Excessif et absurde ? On peut être arrêté parce qu’on porte un kimono
Cette proposition de loi vestimentaire s’inscrit aussi dans un contexte d’un nationalisme grandissant. En Chine les choix vestimentaires sont devenus de plus en plus politiques. On y porte ainsi le Hanfu, un vêtement traditionnel de la Chine impériale sous les Tang, pour montrer qu’on est bon Chinois. Cette tenue traditionnelle qui mélange de nationalisme et de folklore serait de plus en plus tendance auprès de la jeunesse chinoise.

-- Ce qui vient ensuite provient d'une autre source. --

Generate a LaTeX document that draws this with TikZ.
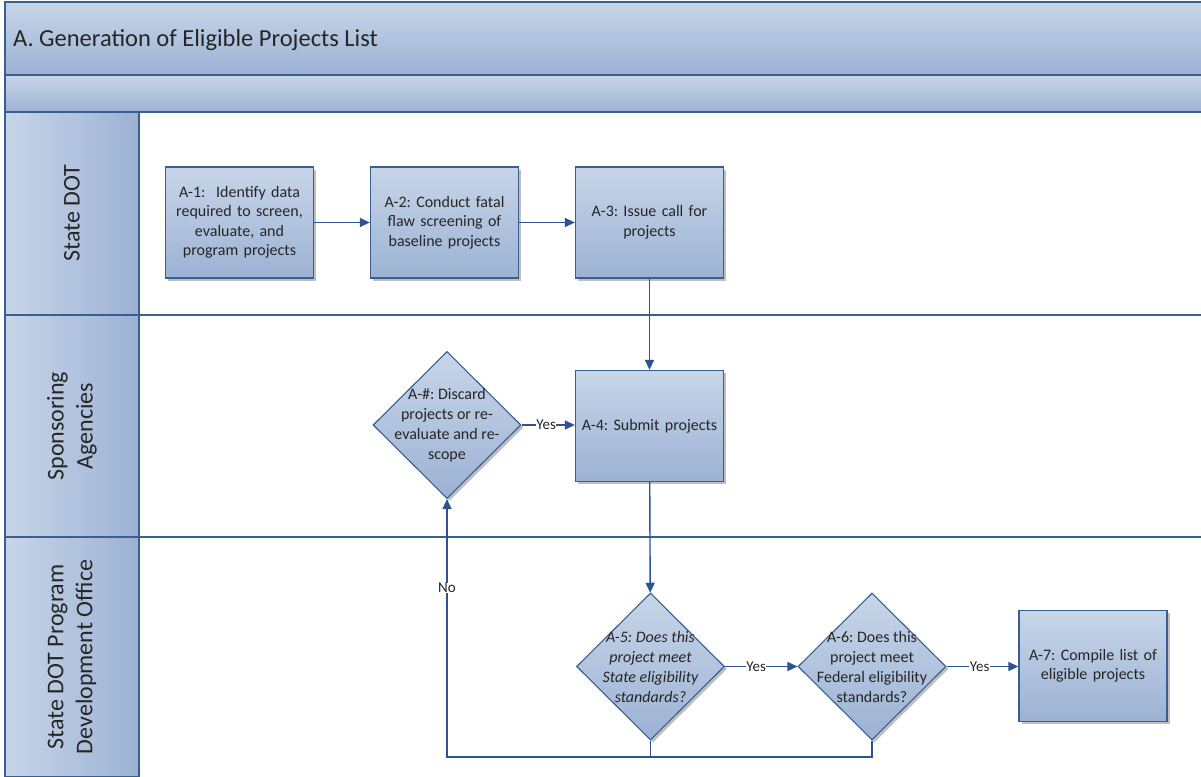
\documentclass[tikz,border=0pt]{standalone}
\usepackage{fontspec}
\setmainfont{Carlito}
\frenchspacing
\usetikzlibrary{arrows.meta,shapes.geometric,shadows}
\definecolor{edge}{HTML}{3A5F8F}
\definecolor{wire}{HTML}{2C5490}
\definecolor{fillTop}{HTML}{C7D5E8}
\definecolor{fillBot}{HTML}{9CB2D4}
\definecolor{txt}{HTML}{262626}
\tikzset{
  shade box/.style={drop shadow={shadow xshift=2.5pt, shadow yshift=-2.5pt, fill=black, opacity=0.25}},
  stepbox/.style={shade box, draw=edge, line width=1.3pt, top color=fillTop, bottom color=fillBot,
    minimum width=148pt, minimum height=111pt, text width=144pt, align=center, inner sep=0pt,
    text=txt, font=\fontsize{16}{19.5}\selectfont},
  decision/.style={shade box, diamond, draw=edge, line width=1.1pt, top color=fillTop, bottom color=fillBot,
    minimum width=148pt, minimum height=147pt, inner sep=0pt},
  dtext/.style={align=center, text=txt, font=\fontsize{16}{20}\selectfont},
  lanehead/.style={draw=edge, line width=1.3pt, left color=fillTop, right color=fillBot},
  lanetext/.style={rotate=90, align=center, text=txt, font=\fontsize{24}{29}\selectfont},
  flow/.style={draw=wire, line width=1.4pt, -{Triangle[width=9pt,length=10pt]}},
  wireline/.style={draw=wire, line width=1.4pt},
  tag/.style={fill=white, inner sep=0.5pt, text=txt, font=\fontsize{15}{17}\selectfont},
}
\begin{document}
\begin{tikzpicture}[x=1pt,y=-1pt]
\useasboundingbox (0,0) rectangle (1201,776);
\fill[white] (0,0) rectangle (1201,776);

% title band and sub-band
\shade[top color=fillTop, bottom color=fillBot] (5,2) rectangle (1201,75);
\shade[top color=fillTop, bottom color=fillBot] (5,75) rectangle (1201,112);
\draw[edge, line width=1.3pt] (1201,2) -- (5,2) -- (5,776);
\draw[edge, line width=1.3pt] (5,75) -- (1201,75);
\draw[edge, line width=1.3pt] (5,112) -- (1201,112);
\node[anchor=west, text=txt, font=\fontsize{24.5}{28}\selectfont, inner sep=0pt] (title) at (13,40) {A. Generation of Eligible Projects List};

% swimlanes
\draw[edge, line width=1.3pt] (5,315) -- (1201,315);
\draw[edge, line width=1.3pt] (5,537) -- (1201,537);
\draw[lanehead] (5,112) rectangle (139,315);
\draw[lanehead] (5,315) rectangle (139,537);
\draw[lanehead] (5,537) -- (139,537) -- (139,777) -- (5,777) -- cycle;
\node[lanetext] (lane1) at (72,213) {State DOT};
\node[lanetext] (lane2) at (72,426) {Sponsoring\\Agencies};
\node[lanetext] (lane3) at (72,657) {State DOT Program\\Development Office};

% process steps
\node[stepbox] (a1) at (239.5,222.5) {A-1:\ \ Identify data\\required to screen,\\evaluate, and\\program projects};
\node[stepbox] (a2) at (444.5,222.5) {A-2: Conduct fatal\\flaw screening of\\baseline projects};
\node[stepbox] (a3) at (649.5,222.5) {A-3: Issue call for\\projects};
\node[stepbox] (a4) at (649.5,426) {A-4: Submit projects};
\node[stepbox] (a7) at (1093,666) {A-7: Compile list of\\eligible projects};

% decisions
\node[decision] (dx) at (447,425) {};
\node[dtext] (dxt) at (dx) {A-\#: Discard\\projects or re-\\evaluate and re-\\scope};
\node[decision] (a5) at (650.5,666.5) {};
\node[dtext, font=\fontsize{16}{20}\selectfont\itshape] (a5t) at (a5) {A-5: Does this\\project meet\\State eligibility\\standards?};
\node[decision] (a6) at (872,666.5) {};
\node[dtext] (a6t) at (a6) {A-6: Does this\\project meet\\Federal eligibility\\standards?};

% connectors
\draw[flow] (a1) -- (a2);
\draw[flow] (a2) -- (a3);
\draw[flow] (a3) -- (a4);
\draw[flow] (dx.east) -- node[tag, pos=0.46] {Yes} (a4.west |- dx.east);
\draw[flow] (a4) -- (a5);
\draw[flow] (a5.east) -- node[tag, pos=0.43] {Yes} (a6.west);
\draw[flow] (a6.east) -- node[tag, pos=0.46] {Yes} (a7.west |- a6.east);
\coordinate (j5) at (650.5,757);
\coordinate (jx) at (447,757);
\draw[flow] (a5.south) -- (j5) -- (jx) -- node[tag, pos=0.655] {No} (dx.south);
\draw[wireline] (a6.south) |- (j5);
\end{tikzpicture}
\end{document}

A contrario, le port de vêtements japonais comme le kimono est considéré comme antipatriotique. Ils font l’objet de remarques voire de harcèlement policier. Le sentiment antijaponais reste une réalité en Chine et la querelle séculaire est facilement réveillée. Le différend autour de la décision de Tokyo de rejeter dans l’océan les eaux usées traitées de la centrale nucléaire accidentée de Fukushima en est le dernier exemple. Les tenues japonaises ne sont cependant pas les seules visées. Des personnes portant des répliques de vêtements militaires ou des tenues aux couleurs de l’arc-en-ciel LGBTQ+ ont aussi été victimes de brimades. Et que dire du costume-cravate qui vient de l’occident ? Est-ce aussi une tenue offensante ?
Et c’est là qu’est, pour beaucoup de Chinois, le véritable problème de cette proposition de loi. En ne précisant pas exactement quels vêtements « blessent les sentiments de la nation », elle laisse son interprétation au jugement des forces de l’ordre. Ce qui peut entraîner une application excessive de la loi. Ainsi Zhao Hong, professeur de droit à l’Université chinoise de sciences politiques et de droit précises à la BBC que “le manque de clarté pourrait conduire à une violation des droits personnels”.